There is a persistent popular image of religious faith as a kind of emotional anaesthetic, a way of smoothing over the harder edges of human experience with reassurances about divine purpose and the promise of eventual reward. The Bible, read carefully and in full, does not quite support that picture.
From its earliest books to its last, scripture is saturated with suffering. Not suffering tidily explained or quickly resolved, but suffering that cries out, argues back, and sometimes receives no clear answer at all. If anything, the sacred texts of Judaism and Christianity treat anguish as something closer to a valid conversation than a problem to be solved.
The Book of Job is the most obvious example, and it remains one of the most remarkable pieces of literature in the ancient world. Job loses his children, his wealth, and his health in rapid succession. His friends, well-meaning and theologically tidy, offer explanations. Job rejects them all. He demands to put his case directly before God, and when God finally speaks from the whirlwind, the response is not an explanation so much as an overwhelming encounter with the scale and mystery of creation. Job is not given answers. He is given presence.

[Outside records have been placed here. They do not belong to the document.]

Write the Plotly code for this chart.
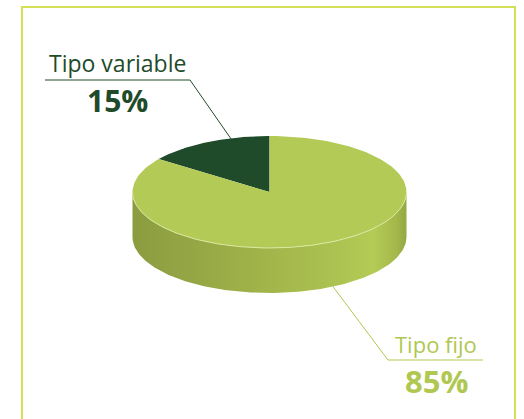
import numpy as np
import plotly.graph_objects as go

labels = ["Tipo variable", "Tipo fijo"]
values = [15, 85]
top_colors = ["#1f4b2b", "#b4ca56"]
text_colors = ["#1f4b2b", "#b0c752"]
side_stops = [[0.0, "#8a9c3f"], [0.25, "#96a845"], [0.5, "#a2b54b"], [0.72, "#abc150"],
              [0.88, "#b4cb56"], [0.96, "#a5b84b"], [1.0, "#94a843"]]

W, H = 524, 419
cx, cy, rx, ry, depth = 269.5, 192.0, 137.0, 56.0, 45.0
start_deg = 90.0


def pt(t, dz=0.0):
    return cx + rx * np.cos(t), cy - ry * np.sin(t) + dz


fig = go.Figure()

total = sum(values)
angles = [start_deg]
for v in values:
    angles.append(angles[-1] + v / total * 360.0)

# side (front half) of the cylinder
ts = np.radians(np.linspace(180, 360, 181))
xs_top, ys_top = pt(ts)
xs_bot, ys_bot = pt(ts[::-1], depth)
fig.add_trace(go.Scatter(
    x=np.concatenate([xs_top, xs_bot]), y=np.concatenate([ys_top, ys_bot]),
    fill="toself", mode="lines", line=dict(width=0),
    fillgradient=dict(type="horizontal", colorscale=side_stops),
    hoverinfo="skip", showlegend=False))

# top faces
for i, v in enumerate(values):
    a, b = angles[i], angles[i + 1]
    t = np.radians(np.linspace(a, b, 200))
    x, y = pt(t)
    fig.add_trace(go.Scatter(
        x=np.concatenate([[cx], x, [cx]]), y=np.concatenate([[cy], y, [cy]]),
        fill="toself", fillcolor=top_colors[i], mode="lines", line=dict(width=0),
        hoverinfo="skip", showlegend=False, name=labels[i]))

# light rim highlight on front edge
fig.add_trace(go.Scatter(x=xs_top, y=ys_top, mode="lines",
                         line=dict(color="#dbe6a0", width=1),
                         hoverinfo="skip", showlegend=False))

shapes = []
annotations = []

# frame
fc = "#d4e157"
shapes += [
    dict(type="line", x0=22, y0=7, x1=515, y1=7, line=dict(color=fc, width=2)),
    dict(type="line", x0=22, y0=6, x1=22, y1=H + 5, line=dict(color=fc, width=2)),
    dict(type="line", x0=515, y0=6, x1=515, y1=H + 5, line=dict(color=fc, width=2)),
]

# label layout
label_pos = [
    dict(x=117.5, ny=63, py=100, ux0=45, ux1=190, uy=80, ex=190, size=23, psize=30,
         frac=0.3, side=False),
    dict(x=436, ny=344, py=381, ux0=388, ux1=483, uy=360, ex=388, size=22, psize=31,
         frac=0.5, side=True),
]

for i, lp in enumerate(label_pos):
    a, b = angles[i], angles[i + 1]
    m = np.radians(a + lp["frac"] * (b - a))
    if lp["side"]:
        ax, ay = pt(m, depth)
        ay -= 2
    else:
        ax, ay = pt(m)
        ay += 1
    col = text_colors[i]
    shapes.append(dict(type="line", x0=lp["ux0"], y0=lp["uy"], x1=lp["ux1"], y1=lp["uy"],
                       line=dict(color=col, width=1)))
    shapes.append(dict(type="line", x0=lp["ex"], y0=lp["uy"], x1=ax, y1=ay,
                       line=dict(color=col, width=1)))
    annotations.append(dict(x=lp["x"], y=lp["ny"], text=labels[i], showarrow=False,
                            xanchor="center", yanchor="middle",
                            font=dict(family="Open Sans", size=lp["size"], color=col, weight=500)))
    annotations.append(dict(x=lp["x"], y=lp["py"], text=f"{values[i]}%", showarrow=False,
                            xanchor="center", yanchor="middle",
                            font=dict(family="Open Sans", size=lp["psize"], color=col, weight=700)))

fig.update_layout(
    width=W, height=H, margin=dict(l=0, r=0, t=0, b=0),
    paper_bgcolor="white", plot_bgcolor="white",
    xaxis=dict(range=[0, W], visible=False, fixedrange=True),
    yaxis=dict(range=[H, 0], visible=False, fixedrange=True),
    shapes=shapes, annotations=annotations, showlegend=False,
)

fig.write_html("out.html", config={"displayModeBar": False},
               post_script="document.body.style.margin='0';document.body.style.overflow='hidden';")
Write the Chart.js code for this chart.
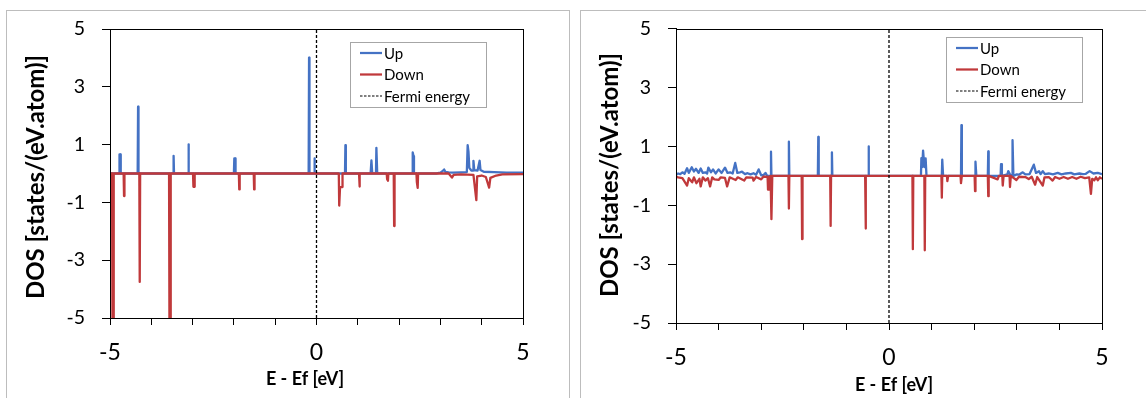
<!DOCTYPE html>
<html>
<head>
<meta charset="utf-8">
<script src="https://cdn.jsdelivr.net/npm/chart.js@4.4.1/dist/chart.umd.min.js"></script>
<style>
  html, body { margin: 0; padding: 0; background: #fff; }
  body { width: 1146px; height: 398px; position: relative; overflow: hidden; }
  .panel { position: absolute; border: 1px solid #bdbdbd; background: #fff; }
  canvas { position: absolute; top: 0; }
</style>
</head>
<body>
<div class="panel" style="left:6px; top:10px; width:562px; height:420px;"></div>
<div class="panel" style="left:580px; top:10px; width:600px; height:420px;"></div>
<canvas id="dosA" width="573" height="398" style="left:0px;"></canvas>
<canvas id="dosB" width="573" height="398" style="left:573px;"></canvas>
<script>
// ---- axis ticks ----
const yTickValues = [-5, -3, -1, 1, 3, 5];
const xTickLabels = [-5, 0, 5];
const seriesNames = ['Up', 'Down', 'Fermi energy'];

// ---- panel A: spin-resolved DOS (energy in eV, DOS in states/(eV.atom)) ----
const upEnergyA = [-5, -4.78, -4.77, -4.75, -4.74, -4.33, -4.32, -4.31, -3.47, -3.46, -3.45,
  -3.11, -3.10, -3.09, -2.00, -1.99, -1.97, -1.96, -0.19, -0.18, -0.17, -0.06, -0.05, -0.04,
  0.69, 0.70, 0.71, 1.31, 1.33, 1.35, 1.44, 1.45, 1.47, 2.32, 2.33, 2.35, 2.36,
  2.90, 3.00, 3.05, 3.09, 3.12, 3.20, 3.30, 3.50, 3.64, 3.66, 3.68, 3.70, 3.75, 3.79, 3.80, 3.82,
  3.90, 3.95, 3.97, 4.05, 4.30, 4.60, 5];
const upDosA = [0, 0, 0.66, 0.66, 0, 0, 2.31, 0, 0, 0.61, 0,
  0, 1.01, 0, 0, 0.52, 0.52, 0, 0, 4.01, 0, 0, 0.52, 0,
  0, 0.98, 0, 0, 0.45, 0, 0, 0.89, 0, 0, 0.73, 0.60, 0,
  0, 0.03, 0.08, 0.14, 0.06, 0.04, 0.03, 0.04, 0.05, 0.98, 0.75, 0.20, 0.10, 0.10, 0.44, 0.12,
  0.10, 0.44, 0.12, 0.06, 0.05, 0.03, 0.03];
const downEnergyA = [-5, -4.95, -4.94, -4.92, -4.91, -4.67, -4.66, -4.65, -4.29, -4.28, -4.27,
  -3.57, -3.56, -3.54, -3.53, -2.99, -2.98, -2.96, -2.95, -1.88, -1.87, -1.86, -1.52, -1.51, -1.50,
  0.54, 0.55, 0.57, 0.62, 0.63, 1.03, 1.04, 1.05, 1.70, 1.71, 1.73, 1.74, 1.87, 1.88, 1.89,
  2.42, 2.43, 2.45, 2.46, 3.20, 3.28, 3.32, 3.50, 3.80, 3.87, 3.89, 4.00, 4.10, 4.18, 4.21,
  4.35, 4.50, 5];
const downDosA = [0, 0, -5.5, -5.5, 0, 0, -0.78, 0, 0, -3.75, 0,
  0, -5.5, -5.5, 0, 0, -0.46, -0.46, 0, 0, -0.55, 0, 0, -0.55, 0,
  0, -1.11, -0.47, -0.47, 0, 0, -0.45, 0, 0, -0.20, -0.25, 0, 0, -1.82, 0,
  0, -0.30, -0.50, 0, 0, -0.14, -0.05, -0.03, -0.05, -0.92, -0.10, -0.07, -0.12, -0.49, -0.15,
  -0.07, -0.03, -0.02];

// ---- panel B ----
const upEnergyB = [-5, -4.95, -4.90, -4.85, -4.80, -4.74, -4.70, -4.63, -4.58, -4.53, -4.47,
  -4.42, -4.37, -4.31, -4.27, -4.24, -4.18, -4.13, -4.07, -4.00, -3.93, -3.85, -3.79, -3.73,
  -3.67, -3.61, -3.56, -3.50, -3.45, -3.38, -3.32, -3.25, -3.18, -3.12, -3.06, -3.00, -2.95,
  -2.90, -2.86, -2.78, -2.77, -2.76, -2.36, -2.35, -2.34, -1.67, -1.66, -1.65, -1.35, -1.34,
  -1.33, -0.49, -0.48, -0.47, 0.75, 0.76, 0.78, 0.80, 0.83, 0.86, 0.88, 1.24, 1.25, 1.27,
  1.69, 1.70, 1.71, 2.02, 2.03, 2.05, 2.32, 2.33, 2.34, 2.62, 2.63, 2.65, 2.78, 2.80, 2.84,
  2.89, 2.90, 2.92, 3.00, 3.05, 3.14, 3.20, 3.30, 3.40, 3.45, 3.52, 3.56, 3.61, 3.66, 3.75,
  3.85, 3.96, 4.05, 4.15, 4.27, 4.35, 4.47, 4.55, 4.62, 4.71, 4.80, 4.90, 5];
const upDosB = [0.04, 0.08, 0.06, 0.12, 0.07, 0.26, 0.10, 0.29, 0.15, 0.24, 0.10,
  0.25, 0.10, 0.12, 0.08, 0.28, 0.12, 0.22, 0.08, 0.22, 0.10, 0.28, 0.10, 0.12,
  0.08, 0.44, 0.10, 0.12, 0.14, 0.06, 0.09, 0.05, 0.09, 0.04, 0.22, 0.02, 0.02,
  0.10, 0, 0, 0.82, 0, 0, 1.16, 0, 0, 1.32, 0, 0, 0.80,
  0, 0, 1.00, 0, 0, 0.60, 0.30, 0.86, 0.30, 0.59, 0, 0, 0.55, 0,
  0, 1.72, 0, 0, 0.48, 0, 0, 0.83, 0, 0, 0.40, 0, 0.05, 0.16, 0.05,
  0, 1.21, 0, 0.05, 0.04, 0.12, 0.05, 0.06, 0.38, 0.10, 0.16, 0.06, 0.16, 0.06, 0.08,
  0.05, 0.10, 0.05, 0.08, 0.10, 0.05, 0.08, 0.06, 0.07, 0.16, 0.08, 0.10, 0.06];
const downEnergyB = [-5, -4.95, -4.85, -4.74, -4.70, -4.62, -4.58, -4.52, -4.45, -4.42, -4.37,
  -4.31, -4.25, -4.20, -4.15, -4.10, -4.00, -3.95, -3.85, -3.80, -3.74, -3.60, -3.55, -3.40,
  -3.35, -3.20, -3.18, -3.12, -3.00, -2.95, -2.85, -2.84, -2.82, -2.78, -2.76, -2.74, -2.36,
  -2.35, -2.34, -2.05, -2.04, -2.03, -1.38, -1.37, -1.36, -0.56, -0.55, -0.54, 0.55, 0.56,
  0.57, 0.83, 0.84, 0.85, 1.23, 1.24, 1.25, 1.36, 1.37, 1.39, 1.68, 1.69, 1.71, 2.01, 2.02,
  2.03, 2.32, 2.33, 2.34, 2.55, 2.58, 2.66, 2.67, 2.69, 2.83, 2.84, 2.86, 2.99, 3.05, 3.20,
  3.28, 3.35, 3.43, 3.48, 3.61, 3.65, 3.75, 3.84, 3.90, 4.00, 4.10, 4.20, 4.30, 4.40, 4.50,
  4.60, 4.70, 4.74, 4.77, 4.82, 4.86, 4.90, 4.95, 5];
const downDosB = [-0.02, -0.05, -0.08, -0.33, -0.08, -0.22, -0.05, -0.25, -0.10, -0.36, -0.05,
  -0.16, -0.08, -0.36, -0.05, -0.12, -0.14, -0.05, -0.07, -0.36, -0.05, -0.14, -0.05, -0.16,
  -0.05, -0.06, -0.16, -0.04, -0.12, -0.03, -0.03, -0.47, -0.05, 0, -1.47, 0, 0,
  -1.11, 0, 0, -2.15, 0, 0, -1.70, 0, 0, -1.79, 0, 0, -2.49,
  0, 0, -2.53, 0, 0, -0.74, 0, 0, -0.18, 0, 0, -0.25, 0, 0, -0.52,
  0, 0, -0.69, 0, -0.12, 0, 0, -0.33, 0, 0, -0.38, 0, -0.14, -0.03, -0.04,
  -0.11, -0.03, -0.30, -0.04, -0.33, -0.05, -0.04, -0.16, -0.04, -0.10, -0.04, -0.10, -0.04, -0.10, -0.03,
  -0.08, -0.05, -0.61, -0.10, -0.15, -0.05, -0.15, -0.05, -0.10];

const BLUE = '#4472c4';
const RED = '#c0393b';
const FONT = 'Lato, "Open Sans", sans-serif';

function points(xs, ys) {
  return xs.map((x, i) => ({ x: x, y: ys[i] }));
}

// frame, legend box and axis titles
function decorations(opts) {
  return {
    id: 'decor',
    afterDraw(chart) {
      const ctx = chart.ctx;
      const a = chart.chartArea;
      ctx.save();
      // plot frame
      ctx.strokeStyle = '#000';
      ctx.lineWidth = 1;
      ctx.strokeRect(Math.round(a.left) + 0.5, Math.round(a.top) + 0.5,
        Math.round(a.right - a.left), Math.round(a.bottom - a.top));

      // legend
      const L = opts.legend;
      ctx.fillStyle = '#fff';
      ctx.fillRect(L.x, L.y, L.w, L.h);
      ctx.strokeStyle = '#a6a6a6';
      ctx.strokeRect(L.x + 0.5, L.y + 0.5, L.w, L.h);
      const styles = [
        { color: BLUE, width: 2.25, dash: [] },
        { color: RED, width: 2.25, dash: [] },
        { color: '#000', width: 1.2, dash: [2.5, 1.5] }
      ];
      ctx.font = '15px ' + FONT;
      ctx.textBaseline = 'middle';
      ctx.textAlign = 'left';
      seriesNames.forEach((name, i) => {
        const cy = L.y + 11 + i * 21.5;
        ctx.beginPath();
        ctx.setLineDash(styles[i].dash);
        ctx.strokeStyle = styles[i].color;
        ctx.lineWidth = styles[i].width;
        ctx.moveTo(L.x + 10, cy);
        ctx.lineTo(L.x + 32, cy);
        ctx.stroke();
        ctx.setLineDash([]);
        ctx.fillStyle = '#000';
        ctx.fillText(name, L.x + 34, cy + 1);
      });

      // axis titles
      ctx.fillStyle = '#000';
      ctx.font = 'bold 18px ' + FONT;
      ctx.textAlign = 'center';
      ctx.fillText('E - Ef [eV]', opts.xTitle.x, opts.xTitle.y);
      ctx.save();
      ctx.translate(opts.yTitle.x, opts.yTitle.y);
      ctx.rotate(-Math.PI / 2);
      ctx.font = 'bold 24px ' + FONT;
      ctx.fillText('DOS [states/(eV.atom)]', 0, 0);
      ctx.restore();
      ctx.restore();
    }
  };
}

function makeChart(id, up, down, layout) {
  const ctx = document.getElementById(id);
  return new Chart(ctx, {
    type: 'scatter',
    data: {
      datasets: [
        { label: seriesNames[2], data: [{ x: 0, y: -5 }, { x: 0, y: 5 }], showLine: true,
          borderColor: '#000', borderWidth: 1.3, borderDash: [3, 2], pointRadius: 0, order: 0 },
        { label: seriesNames[1], data: down, showLine: true, borderColor: RED, borderWidth: 2.3,
          pointRadius: 0, borderJoinStyle: 'round', order: 1 },
        { label: seriesNames[0], data: up, showLine: true, borderColor: BLUE, borderWidth: 2.3,
          pointRadius: 0, borderJoinStyle: 'round', order: 2 }
      ]
    },
    options: {
      responsive: false,
      animation: false,
      devicePixelRatio: 1,
      layout: { padding: { left: 0, top: layout.top, right: layout.right, bottom: 0 } },
      plugins: { legend: { display: false }, tooltip: { enabled: false } },
      scales: {
        x: {
          type: 'linear', min: -5, max: 5,
          afterFit: s => { s.height = layout.xHeight; },
          afterBuildTicks: s => { s.ticks = [-5, -4, -3, -2, -1, 0, 1, 2, 3, 4, 5].map(v => ({ value: v })); },
          ticks: {
            autoSkip: false, maxRotation: 0, padding: 14, color: '#000',
            font: { family: FONT, size: 23 },
            callback: v => xTickLabels.includes(v) ? String(v) : ''
          },
          grid: { drawOnChartArea: false, drawTicks: true, tickLength: 7, color: '#000' },
          border: { color: '#000', width: 1 }
        },
        y: {
          type: 'linear', min: -5, max: 5,
          afterFit: s => { s.width = layout.left; },
          afterBuildTicks: s => { s.ticks = yTickValues.map(v => ({ value: v })); },
          ticks: { padding: 17, color: '#000', font: { family: FONT, size: 19.5 } },
          grid: { drawOnChartArea: false, drawTicks: true, tickLength: 8, color: '#000' },
          border: { color: '#000', width: 1 }
        }
      }
    },
    plugins: [decorations(layout)]
  });
}

makeChart('dosA', points(upEnergyA, upDosA), points(downEnergyA, downDosA), {
  left: 110, top: 29, right: 50, xHeight: 80,
  legend: { x: 350, y: 42, w: 136, h: 65 },
  xTitle: { x: 305, y: 379 }, yTitle: { x: 36, y: 177 }
});
makeChart('dosB', points(upEnergyB, upDosB), points(downEnergyB, downDosB), {
  left: 103, top: 27, right: 44, xHeight: 75,
  legend: { x: 373, y: 37, w: 136, h: 65 },
  xTitle: { x: 321, y: 385 }, yTitle: { x: 37, y: 175 }
});
</script>
</body>
</html>
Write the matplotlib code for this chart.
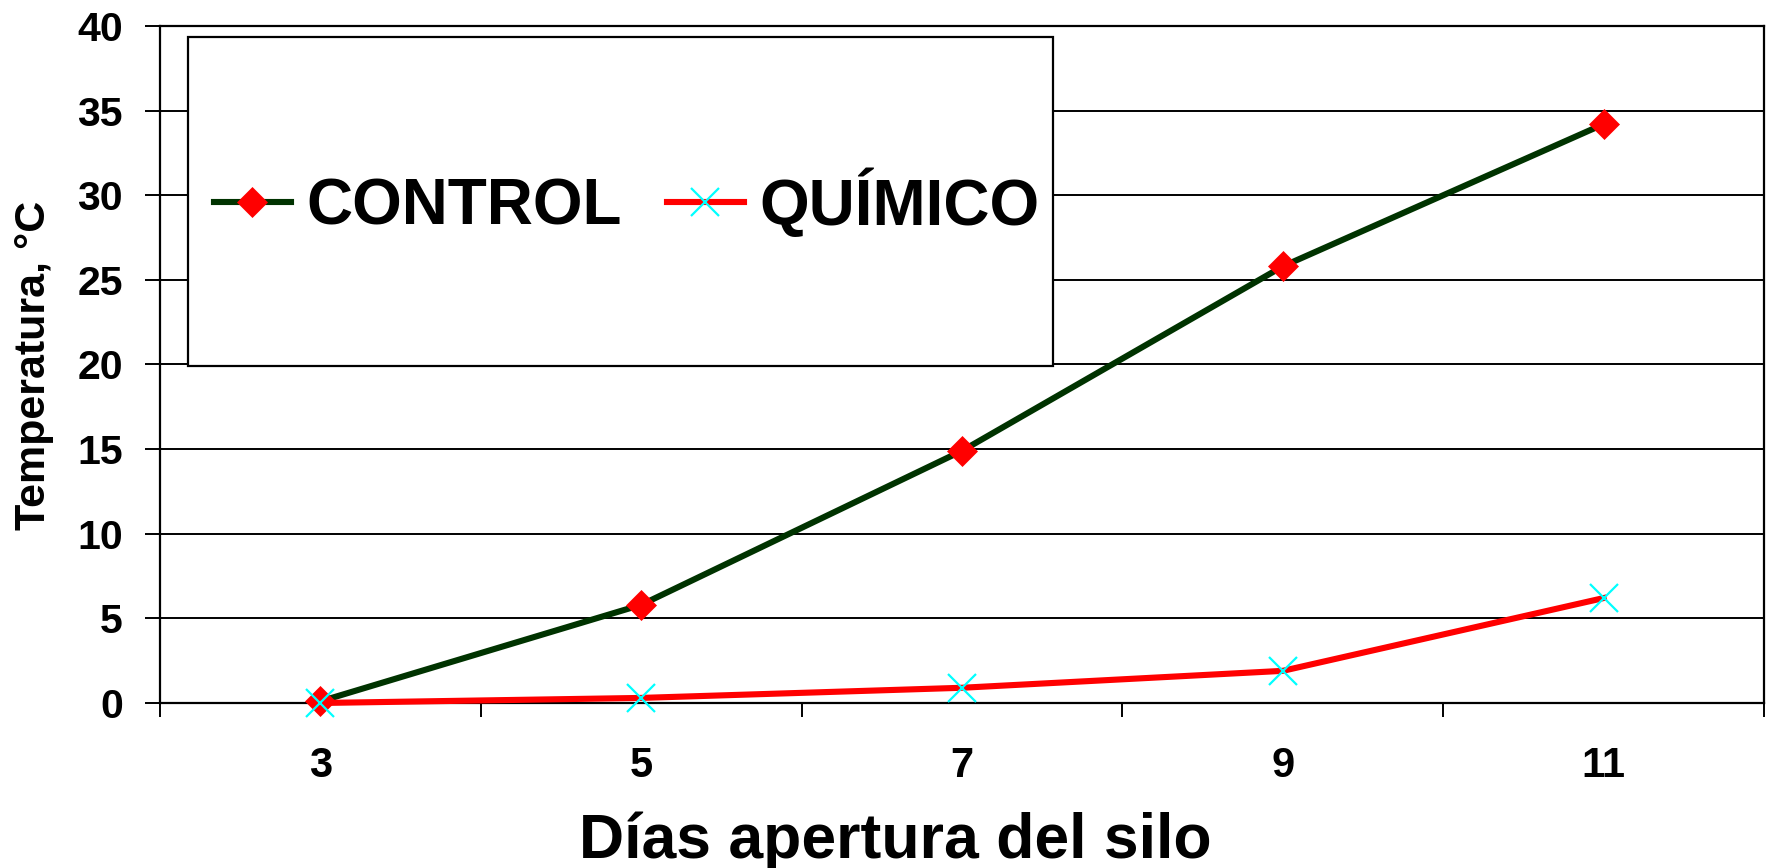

The Psalms carry this tradition further. A significant portion of the Psalter consists of what scholars call lament psalms, poems of raw distress in which the speaker accuses God of absence, forgetfulness, or abandonment. Psalm 22, which begins with the words later quoted in the Gospels from the cross, opens not with faith but with a cry: "My God, my God, why have you forsaken me?" The text does not edit this out. It preserves the scream.
For many readers, particularly those outside religious traditions, this dimension of scripture comes as a surprise. The assumption that faith communities encourage passive acceptance of suffering, or worse, celebrate it, is contradicted by the textual record. The lament tradition actively validates protest. It insists that grief spoken aloud to God is not faithlessness but, paradoxically, its own form of trust.
This matters beyond the strictly theological. As psychologists and grief researchers have increasingly recognised, the capacity to give voice to suffering rather than suppress or spiritually bypass it is central to emotional resilience. Organisations such as the Black Dog Institute in Australia have emphasised the importance of allowing people space to articulate distress without rushing toward resolution. The ancient practice of lament, it turns out, has a surprisingly modern resonance.
There are, of course, significant critiques of religion's relationship with suffering. Critics from Voltaire onwards have pointed out that doctrines of divine providence can be weaponised, used to tell the oppressed that their condition is God's will, or to discourage political action against injustice. These objections carry real weight. The history of religion includes ample examples of suffering being sanctified in ways that served powerful interests rather than suffering people.
Progressive theologians and liberation thinkers have long grappled with precisely this tension, arguing that authentic faith demands resistance to unjust suffering rather than acceptance of it. Figures such as Gustavo GutiƩrrez, whose work gave rise to liberation theology in Latin America, reread the biblical narratives of exodus and prophetic justice as mandates for political action on behalf of the poor. On this reading, the Bible's engagement with suffering is not quietist but radically activist.
The tension between these readings, one emphasising personal consolation, the other collective justice, is not easily resolved. Both draw genuine support from the text. And perhaps that is itself the point: the Bible's approach to suffering is not a single, settled doctrine but a long, unresolved argument across centuries and cultures, one that refuses to offer cheap comfort while also refusing to abandon hope entirely.
For Australian readers who may not come to scripture from a position of faith, the literary and psychological dimensions of these ancient texts are worth considering on their own terms. Works such as contemporary biblical scholarship increasingly treat the lament tradition as a resource for anyone trying to make sense of loss, not only believers.
What the text offers, in the end, is not an answer to why suffering exists. It offers something arguably more useful: the insistence that suffering can be named, that anguish can be spoken without shame, and that the cry in the dark is itself a form of connection. Whether one reads that as theological truth or simply as enduring human wisdom, it is a posture worth taking seriously.
The philosophers and the sceptics are right that suffering demands more than consolation. It demands honest reckoning. On that point, at least, they and the ancient texts of the Bible are in closer agreement than either side might expect.